Written exercise>
Starting at the first line of the entries below, restate each line exactly until you reach the line with "av antalet förvärvsarbetande", and print that one too. Leave the pictures out and stop there.
##### Provided records #####
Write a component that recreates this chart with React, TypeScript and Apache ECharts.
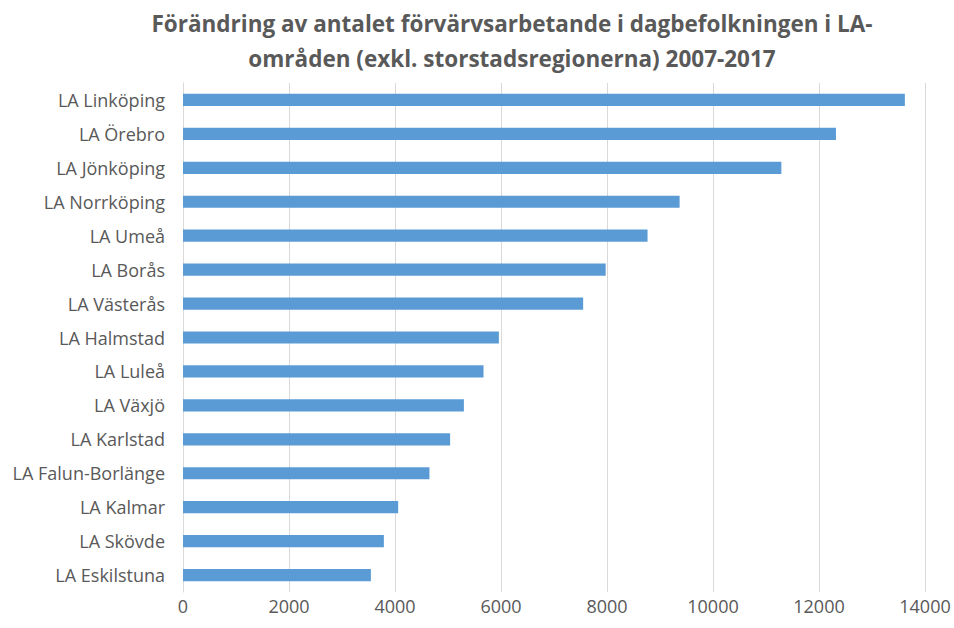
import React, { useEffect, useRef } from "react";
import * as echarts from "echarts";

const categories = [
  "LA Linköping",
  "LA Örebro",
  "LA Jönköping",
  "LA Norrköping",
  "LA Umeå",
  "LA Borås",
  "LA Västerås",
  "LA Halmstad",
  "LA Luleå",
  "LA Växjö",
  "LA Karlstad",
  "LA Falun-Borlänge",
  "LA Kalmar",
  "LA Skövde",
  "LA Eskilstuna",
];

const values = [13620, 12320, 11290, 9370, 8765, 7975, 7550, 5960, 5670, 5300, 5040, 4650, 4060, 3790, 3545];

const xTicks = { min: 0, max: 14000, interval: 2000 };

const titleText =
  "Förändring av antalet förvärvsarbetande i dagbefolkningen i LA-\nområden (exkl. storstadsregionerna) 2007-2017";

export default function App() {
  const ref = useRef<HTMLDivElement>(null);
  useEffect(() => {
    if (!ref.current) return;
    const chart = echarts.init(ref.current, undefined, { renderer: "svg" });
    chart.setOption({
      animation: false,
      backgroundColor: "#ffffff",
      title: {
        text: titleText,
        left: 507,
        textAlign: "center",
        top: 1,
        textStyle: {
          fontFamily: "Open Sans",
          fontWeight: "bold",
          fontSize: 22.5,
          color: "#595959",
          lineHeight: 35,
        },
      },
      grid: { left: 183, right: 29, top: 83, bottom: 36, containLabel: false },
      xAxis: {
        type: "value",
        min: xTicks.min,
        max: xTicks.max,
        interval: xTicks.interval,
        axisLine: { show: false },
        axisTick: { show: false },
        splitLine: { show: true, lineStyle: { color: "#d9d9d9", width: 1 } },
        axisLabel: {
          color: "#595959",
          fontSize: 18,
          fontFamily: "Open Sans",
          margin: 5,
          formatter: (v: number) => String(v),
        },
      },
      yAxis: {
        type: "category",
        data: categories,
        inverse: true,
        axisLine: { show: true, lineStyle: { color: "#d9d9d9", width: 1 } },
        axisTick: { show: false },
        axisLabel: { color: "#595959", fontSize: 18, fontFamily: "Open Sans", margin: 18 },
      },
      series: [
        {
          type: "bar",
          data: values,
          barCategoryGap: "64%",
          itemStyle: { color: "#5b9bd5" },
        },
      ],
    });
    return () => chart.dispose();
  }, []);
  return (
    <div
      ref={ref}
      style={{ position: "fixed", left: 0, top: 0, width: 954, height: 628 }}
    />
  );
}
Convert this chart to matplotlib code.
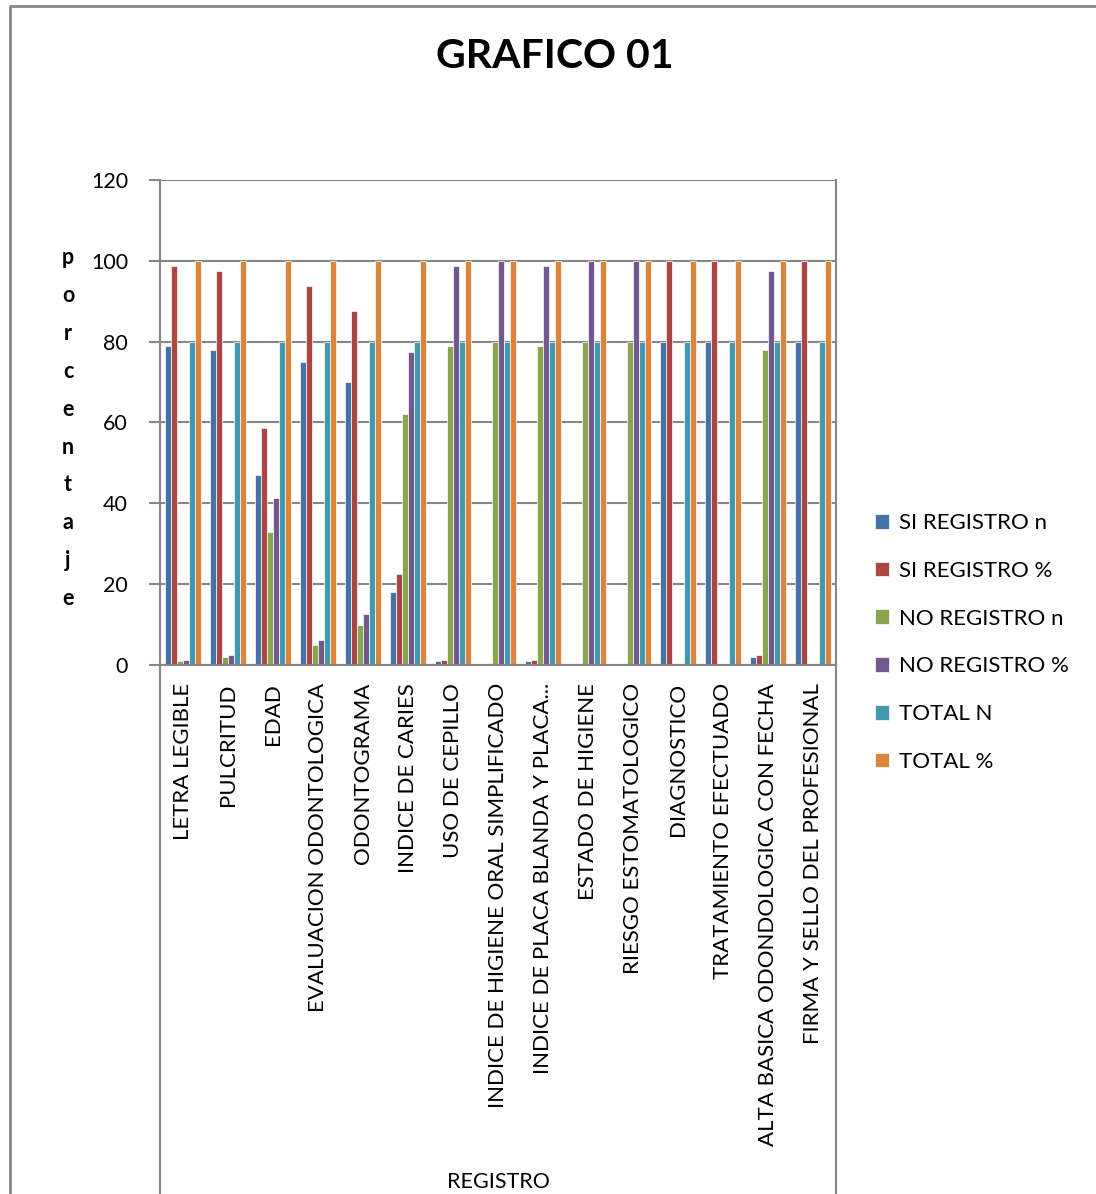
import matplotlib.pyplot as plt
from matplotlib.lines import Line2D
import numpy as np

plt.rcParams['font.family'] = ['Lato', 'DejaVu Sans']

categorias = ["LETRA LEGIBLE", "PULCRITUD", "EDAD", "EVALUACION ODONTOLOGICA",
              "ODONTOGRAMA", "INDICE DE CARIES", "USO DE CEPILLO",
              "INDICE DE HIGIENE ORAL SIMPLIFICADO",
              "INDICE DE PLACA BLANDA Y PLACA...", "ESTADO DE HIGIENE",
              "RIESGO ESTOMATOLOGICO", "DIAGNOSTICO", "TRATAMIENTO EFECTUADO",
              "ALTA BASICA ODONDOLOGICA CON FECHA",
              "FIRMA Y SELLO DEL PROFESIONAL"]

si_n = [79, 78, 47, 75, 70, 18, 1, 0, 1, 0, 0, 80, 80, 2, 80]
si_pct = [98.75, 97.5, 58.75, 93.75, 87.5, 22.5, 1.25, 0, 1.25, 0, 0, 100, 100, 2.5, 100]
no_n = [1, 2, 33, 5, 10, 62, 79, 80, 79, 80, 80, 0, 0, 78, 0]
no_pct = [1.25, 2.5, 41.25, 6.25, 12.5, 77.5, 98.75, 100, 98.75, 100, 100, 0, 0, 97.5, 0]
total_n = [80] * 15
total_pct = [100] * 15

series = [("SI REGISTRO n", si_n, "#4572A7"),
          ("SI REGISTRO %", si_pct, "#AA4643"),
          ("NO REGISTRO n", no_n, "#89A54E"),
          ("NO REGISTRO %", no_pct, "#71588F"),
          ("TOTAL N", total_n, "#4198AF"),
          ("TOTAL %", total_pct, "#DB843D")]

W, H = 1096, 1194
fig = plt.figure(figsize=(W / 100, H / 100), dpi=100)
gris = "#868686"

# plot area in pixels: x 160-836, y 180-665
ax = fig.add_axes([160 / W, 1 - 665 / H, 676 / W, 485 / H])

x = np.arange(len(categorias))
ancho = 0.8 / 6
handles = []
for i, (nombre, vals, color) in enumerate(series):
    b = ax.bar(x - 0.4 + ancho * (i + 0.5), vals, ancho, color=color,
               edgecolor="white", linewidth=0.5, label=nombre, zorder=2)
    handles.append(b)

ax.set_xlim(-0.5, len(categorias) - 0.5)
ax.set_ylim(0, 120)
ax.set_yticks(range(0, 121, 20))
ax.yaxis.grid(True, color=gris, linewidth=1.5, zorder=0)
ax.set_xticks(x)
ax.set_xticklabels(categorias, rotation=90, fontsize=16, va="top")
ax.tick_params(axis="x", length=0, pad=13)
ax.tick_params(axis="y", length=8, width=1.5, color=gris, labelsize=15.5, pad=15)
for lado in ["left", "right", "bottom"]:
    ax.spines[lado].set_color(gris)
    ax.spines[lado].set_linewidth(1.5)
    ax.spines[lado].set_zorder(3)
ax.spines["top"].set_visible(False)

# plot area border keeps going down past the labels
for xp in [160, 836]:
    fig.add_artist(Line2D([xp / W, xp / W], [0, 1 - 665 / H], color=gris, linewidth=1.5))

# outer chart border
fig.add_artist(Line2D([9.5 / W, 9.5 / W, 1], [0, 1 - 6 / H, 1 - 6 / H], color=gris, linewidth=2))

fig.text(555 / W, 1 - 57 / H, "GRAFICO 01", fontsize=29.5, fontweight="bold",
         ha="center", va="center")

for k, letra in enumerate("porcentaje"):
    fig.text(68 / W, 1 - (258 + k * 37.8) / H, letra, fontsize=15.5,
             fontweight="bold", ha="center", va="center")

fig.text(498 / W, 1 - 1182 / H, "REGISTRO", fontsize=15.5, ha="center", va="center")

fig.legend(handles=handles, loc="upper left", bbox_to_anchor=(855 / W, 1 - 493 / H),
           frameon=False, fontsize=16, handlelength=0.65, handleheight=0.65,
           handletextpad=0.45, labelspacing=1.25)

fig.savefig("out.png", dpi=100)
#####
Complete response>
Write a component that recreates this chart with React, TypeScript and Apache ECharts.
import React, { useEffect, useRef } from "react";
import * as echarts from "echarts";

const categories = [
  "LA Linköping",
  "LA Örebro",
  "LA Jönköping",
  "LA Norrköping",
  "LA Umeå",
  "LA Borås",
  "LA Västerås",
  "LA Halmstad",
  "LA Luleå",
  "LA Växjö",
  "LA Karlstad",
  "LA Falun-Borlänge",
  "LA Kalmar",
  "LA Skövde",
  "LA Eskilstuna",
];

const values = [13620, 12320, 11290, 9370, 8765, 7975, 7550, 5960, 5670, 5300, 5040, 4650, 4060, 3790, 3545];

const xTicks = { min: 0, max: 14000, interval: 2000 };

const titleText =
  "Förändring av antalet förvärvsarbetande i dagbefolkningen i LA-\nområden (exkl. storstadsregionerna) 2007-2017";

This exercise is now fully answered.